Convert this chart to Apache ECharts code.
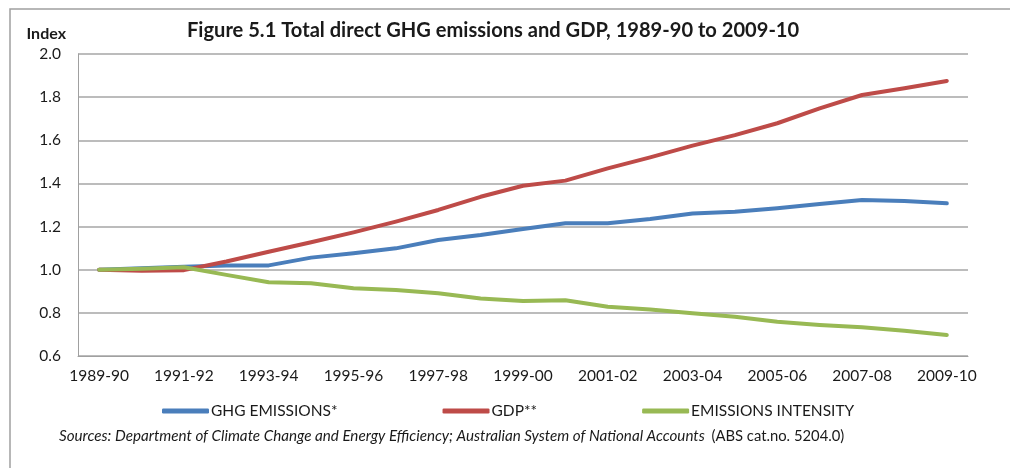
<!DOCTYPE html>
<html>
<head>
<meta charset="utf-8">
<script src="https://cdn.jsdelivr.net/npm/echarts@6/dist/echarts.min.js"></script>
<style>
html,body{margin:0;padding:0;background:#fff;}
#chart{width:1010px;height:468px;}
</style>
</head>
<body>
<div id="chart"></div>
<script>
const categories = ['1989-90','1990-91','1991-92','1992-93','1993-94','1994-95','1995-96','1996-97','1997-98','1998-99','1999-00','2000-01','2001-02','2002-03','2003-04','2004-05','2005-06','2006-07','2007-08','2008-09','2009-10'];
const ghgEmissions = [1.000, 1.007, 1.014, 1.019, 1.020, 1.056, 1.076, 1.099, 1.138, 1.161, 1.189, 1.215, 1.215, 1.235, 1.261, 1.269, 1.285, 1.305, 1.323, 1.318, 1.308];
const gdp = [1.000, 0.995, 0.998, 1.038, 1.083, 1.127, 1.173, 1.223, 1.277, 1.338, 1.389, 1.413, 1.470, 1.521, 1.575, 1.624, 1.679, 1.748, 1.810, 1.841, 1.875];
const emissionsIntensity = [1.000, 1.005, 1.011, 0.976, 0.942, 0.937, 0.914, 0.906, 0.891, 0.867, 0.855, 0.858, 0.828, 0.816, 0.798, 0.782, 0.759, 0.744, 0.733, 0.717, 0.697];
const seriesNames = ['GHG EMISSIONS*', 'GDP**', 'EMISSIONS INTENSITY'];
const colors = ['#4a7ebb', '#be4b48', '#98b954'];

const FONT = 'Lato, "Open Sans", sans-serif';
const chart = echarts.init(document.getElementById('chart'), null, {renderer: 'canvas'});

function mk(name, data, color) {
  return {
    name: name, type: 'line', data: data, showSymbol: false, symbol: 'none',
    lineStyle: {color: color, width: 4, cap: 'round', join: 'round'},
    itemStyle: {color: color},
    animation: false
  };
}

chart.setOption({
  animation: false,
  backgroundColor: '#ffffff',
  textStyle: {fontFamily: FONT},
  title: {
    text: 'Figure 5.1 Total direct GHG emissions and GDP, 1989-90 to 2009-10',
    left: 182, top: 16,
    textStyle: {fontFamily: FONT, fontWeight: 'bold', fontSize: 20.1, color: '#1a1a1a'}
  },
  legend: {
    data: seriesNames,
    left: 157, top: 398,
    itemWidth: 47, itemHeight: 5, itemGap: 105,
    icon: 'roundRect',
    textStyle: {fontFamily: FONT, fontSize: 15.5, color: '#1a1a1a', padding: [0,0,0,-3]}
  },
  grid: {left: 78, right: 42, top: 54, bottom: 112},
  xAxis: {
    type: 'category', data: categories, boundaryGap: true,
    axisLine: {lineStyle: {color: '#a0a0a0', width: 1}},
    axisTick: {show: false},
    axisLabel: {interval: 1, margin: 12, fontFamily: FONT, fontSize: 15.5, color: '#1a1a1a'}
  },
  yAxis: {
    type: 'value', min: 0.6, max: 2.0, interval: 0.2,
    name: 'Index', nameLocation: 'end', nameGap: 12,
    nameTextStyle: {fontFamily: FONT, fontWeight: 'bold', fontSize: 16, color: '#1a1a1a', align: 'right', padding: [0, 12, 0, 0]},
    axisLine: {show: true, lineStyle: {color: '#a0a0a0', width: 1}},
    axisTick: {show: false},
    splitLine: {lineStyle: {color: '#a6a6a6', width: 1.5}},
    axisLabel: {margin: 17, fontFamily: FONT, fontSize: 15.5, color: '#1a1a1a', formatter: v => v.toFixed(1)}
  },
  graphic: [
    {type: 'rect', shape: {x: 10, y: 9, width: 1200, height: 600}, style: {fill: 'none', stroke: '#a0a0a0', lineWidth: 1.5}, silent: true},
    {type: 'text', left: 59, top: 429, style: {
      text: '{i|Sources: Department of Climate Change and Energy Efficiency; Australian System of National Accounts}  {n|(ABS cat.no. 5204.0)}',
      rich: {
        i: {fontFamily: FONT, fontStyle: 'italic', fontSize: 15.2, fill: '#1a1a1a'},
        n: {fontFamily: FONT, fontSize: 14.8, fill: '#1a1a1a'}
      }
    }}
  ],
  series: [
    mk(seriesNames[0], ghgEmissions, colors[0]),
    mk(seriesNames[1], gdp, colors[1]),
    mk(seriesNames[2], emissionsIntensity, colors[2])
  ]
});
</script>
</body>
</html>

^^^^^^^^

_Task_.
Do not include the images; transcribe the rest of the listing exactly.

_Result of the exercise_.
Convert this chart to Apache ECharts code.
<!DOCTYPE html>
<html>
<head>
<meta charset="utf-8">
<script src="https://cdn.jsdelivr.net/npm/echarts@6/dist/echarts.min.js"></script>
<style>
html,body{margin:0;padding:0;background:#fff;}
#chart{width:1010px;height:468px;}
</style>
</head>
<body>
<div id="chart"></div>
<script>
const categories = ['1989-90','1990-91','1991-92','1992-93','1993-94','1994-95','1995-96','1996-97','1997-98','1998-99','1999-00','2000-01','2001-02','2002-03','2003-04','2004-05','2005-06','2006-07','2007-08','2008-09','2009-10'];
const ghgEmissions = [1.000, 1.007, 1.014, 1.019, 1.020, 1.056, 1.076, 1.099, 1.138, 1.161, 1.189, 1.215, 1.215, 1.235, 1.261, 1.269, 1.285, 1.305, 1.323, 1.318, 1.308];
const gdp = [1.000, 0.995, 0.998, 1.038, 1.083, 1.127, 1.173, 1.223, 1.277, 1.338, 1.389, 1.413, 1.470, 1.521, 1.575, 1.624, 1.679, 1.748, 1.810, 1.841, 1.875];
const emissionsIntensity = [1.000, 1.005, 1.011, 0.976, 0.942, 0.937, 0.914, 0.906, 0.891, 0.867, 0.855, 0.858, 0.828, 0.816, 0.798, 0.782, 0.759, 0.744, 0.733, 0.717, 0.697];
const seriesNames = ['GHG EMISSIONS*', 'GDP**', 'EMISSIONS INTENSITY'];
const colors = ['#4a7ebb', '#be4b48', '#98b954'];

const FONT = 'Lato, "Open Sans", sans-serif';
const chart = echarts.init(document.getElementById('chart'), null, {renderer: 'canvas'});

function mk(name, data, color) {
  return {
    name: name, type: 'line', data: data, showSymbol: false, symbol: 'none',
    lineStyle: {color: color, width: 4, cap: 'round', join: 'round'},
    itemStyle: {color: color},
    animation: false
  };
}

chart.setOption({
  animation: false,
  backgroundColor: '#ffffff',
  textStyle: {fontFamily: FONT},
  title: {
    text: 'Figure 5.1 Total direct GHG emissions and GDP, 1989-90 to 2009-10',
    left: 182, top: 16,
    textStyle: {fontFamily: FONT, fontWeight: 'bold', fontSize: 20.1, color: '#1a1a1a'}
  },
  legend: {
    data: seriesNames,
    left: 157, top: 398,
    itemWidth: 47, itemHeight: 5, itemGap: 105,
    icon: 'roundRect',
    textStyle: {fontFamily: FONT, fontSize: 15.5, color: '#1a1a1a', padding: [0,0,0,-3]}
  },
  grid: {left: 78, right: 42, top: 54, bottom: 112},
  xAxis: {
    type: 'category', data: categories, boundaryGap: true,
    axisLine: {lineStyle: {color: '#a0a0a0', width: 1}},
    axisTick: {show: false},
    axisLabel: {interval: 1, margin: 12, fontFamily: FONT, fontSize: 15.5, color: '#1a1a1a'}
  },
  yAxis: {
    type: 'value', min: 0.6, max: 2.0, interval: 0.2,
    name: 'Index', nameLocation: 'end', nameGap: 12,
    nameTextStyle: {fontFamily: FONT, fontWeight: 'bold', fontSize: 16, color: '#1a1a1a', align: 'right', padding: [0, 12, 0, 0]},
    axisLine: {show: true, lineStyle: {color: '#a0a0a0', width: 1}},
    axisTick: {show: false},
    splitLine: {lineStyle: {color: '#a6a6a6', width: 1.5}},
    axisLabel: {margin: 17, fontFamily: FONT, fontSize: 15.5, color: '#1a1a1a', formatter: v => v.toFixed(1)}
  },
  graphic: [
    {type: 'rect', shape: {x: 10, y: 9, width: 1200, height: 600}, style: {fill: 'none', stroke: '#a0a0a0', lineWidth: 1.5}, silent: true},
    {type: 'text', left: 59, top: 429, style: {
      text: '{i|Sources: Department of Climate Change and Energy Efficiency; Australian System of National Accounts}  {n|(ABS cat.no. 5204.0)}',
      rich: {
        i: {fontFamily: FONT, fontStyle: 'italic', fontSize: 15.2, fill: '#1a1a1a'},
        n: {fontFamily: FONT, fontSize: 14.8, fill: '#1a1a1a'}
      }
    }}
  ],
  series: [
    mk(seriesNames[0], ghgEmissions, colors[0]),
    mk(seriesNames[1], gdp, colors[1]),
    mk(seriesNames[2], emissionsIntensity, colors[2])
  ]
});
</script>
</body>
</html>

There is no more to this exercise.